This post is part of an exploratory series for a new project that will visualize data related to plants, botany, evolutionary history, and the coming of spring. Use the PlantVis tag to follow along.
As I was reading through Plant Families: A Guide for Gardeners and Botanists by Ross Bayton and Simon Maughan, I felt a need to tie all of the small facts and pieces back to a bigger picture, to be able to put them in context. There are so many fascinating things to know, but it’s hard for me to remember them if I don’t have a way of understanding how one thing relates to another. Disconnected facts are just clutter, but an organizing principle turns them into understanding. One of my favorite things about the book is that it has a very structured approach, which means that you tend to have the same basic data for each information type, which gave me a place to start playing around with the data.
My first step was to explore the relative size of plant families, as I wrote about in a previous post. Next, I started trying to understand the evolutionary sequence, and to ground that in some sense of scale. I’m not so good at imagining what 500 million years looks like, or how that number relates to anything else that I should know about. So, I started collecting all of the data points for when different plant families split off, and putting those in a spreadsheet. That helped with the relative dates (Magnolias came first, citrus is one of the most recent families to differentiate, at 15 million years ago). I still didn’t have a sense of what those numbers meant, so I also collected some dates from Wikipedia to identify evolutionary milestones for the earth.
Excel is not good at this kind of chart (I was sort of hacking a scatterplot to get something on the page quickly), so none of my points had labels. That made it important to have two different point types, so that I could tell at least what kind of information I was looking at. Because so many of the points were compressed into a small part of the axis, it was also helpful to designate them to different y values. The y axis doesn’t mean anything, but it helped me see which data points were my vascular plant family data, and which were related to geologic and other contextual events. And again: the point of this graph is not to be good. It’s to be quick and dirty, to give me some way of mapping my new knowledge onto something that already exists.
It helps to see that all of the plant divergence information clusters in relatively recent history. The far right blue dot is the earth forming, the second is the oceans forming, and the third is archea, which were the first lifeforms. It was pretty amazing to me to see that mapped out. I hadn’t realized how quickly life began once the rock cooled enough for water to build up on the planet’s surface. The next dot (4th from the right) is the first photosynthesis, in single-celled organisms living in the oceans. The next data point shows where geologists first detect significant evidence of atmospheric oxygen in the rock data – a reminder of how profoundly photosynthesis has changed our planet.
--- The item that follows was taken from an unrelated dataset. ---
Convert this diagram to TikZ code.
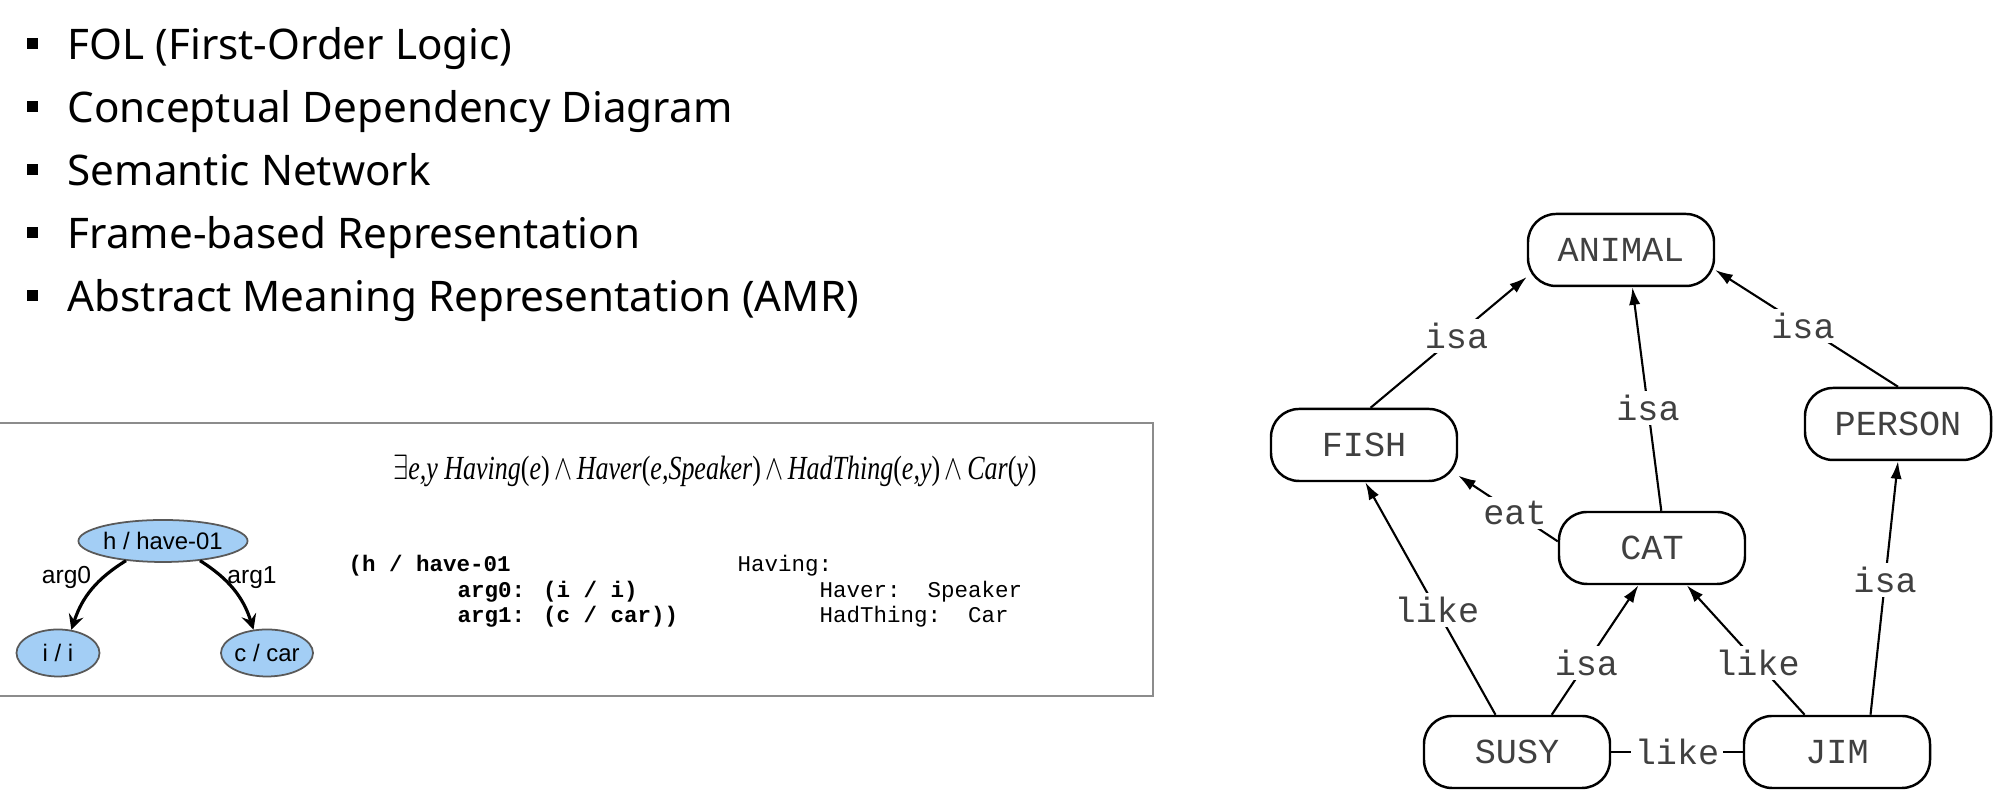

Zooming in on more recent history, it’s interesting to see how the red data points cluster. There were a few early evolutionary branches, but things really picked up for vascular plants around 100 million years ago. I’m not sure why this is true, but it poses some interesting questions about what else was going on around that time.
The Excel plot was useful, but I really wanted something a little bit more interactive for exploring this data. To me, that was worth the extra effort of migrating to d3. I started out with basically the same chart, but this time I did put all points on the same axis (can always change it back later).
Next, I decided to make them different colors, to help distinguish between the data sources and types.
Then I decided to keep the geologic milestones as context lines, and represent the plant data with green dots. I also added in hover and expand/zoom behaviors, so that I could start investigating relationships within the data. Tooltip styling and position is something that really should be easy but is always a pain, so I just ignored the fact that my text is an inch or so away from my mouse. Good enough for now.
Once I started getting into this level of detail, I could start to see relationships between data points, and that always leads to new questions. I didn’t get too deep into those (trying not to get too distracted here), but I was curious about the size of the different families since I’d been working on that data, so I pulled that into the y axis, too. Daisies are the biggest family in terms of number of species, and also relatively recent in the broad scheme of things.
I’m not sure that there is any real correlation to be pulled out here, but this chart is giving me another way to identify context and relationships for the data, to see if there is anything interesting while I explore. It’s also a good way to check for problems in the data: that bunch of points at x = 0 is just families for which there is no data. It’s much easier to see that here than in my spreadsheet of dates.
We’re certainly not done with this one yet, but this was enough to give me a sense of what’s in the data to work with, and to satisfy my curiosity about how all these different time points fit in. This needs a lot more work to be a useful data browser, but as a learning tool and contextual aid it gave me what I need for now. I do think it’s interesting to compare the family size and time scale data, and it’s helping me to learn about botany, but both topics are a bit outside of my initial interest in mapping out the timeline for the coming of spring. They’re sort of different axes in a similar variable space, and I’m not sure yet how (or if) they’ll fit in. It’s worth taking a quick look to see what’s in there, but my guess is that these will turn into a second project that’s fairly separate from the growing season data. This was enough to satisfy my goal of understanding the book data context, and get a sense of what’s available here, so I decided to just take some notes and just leave it here for now.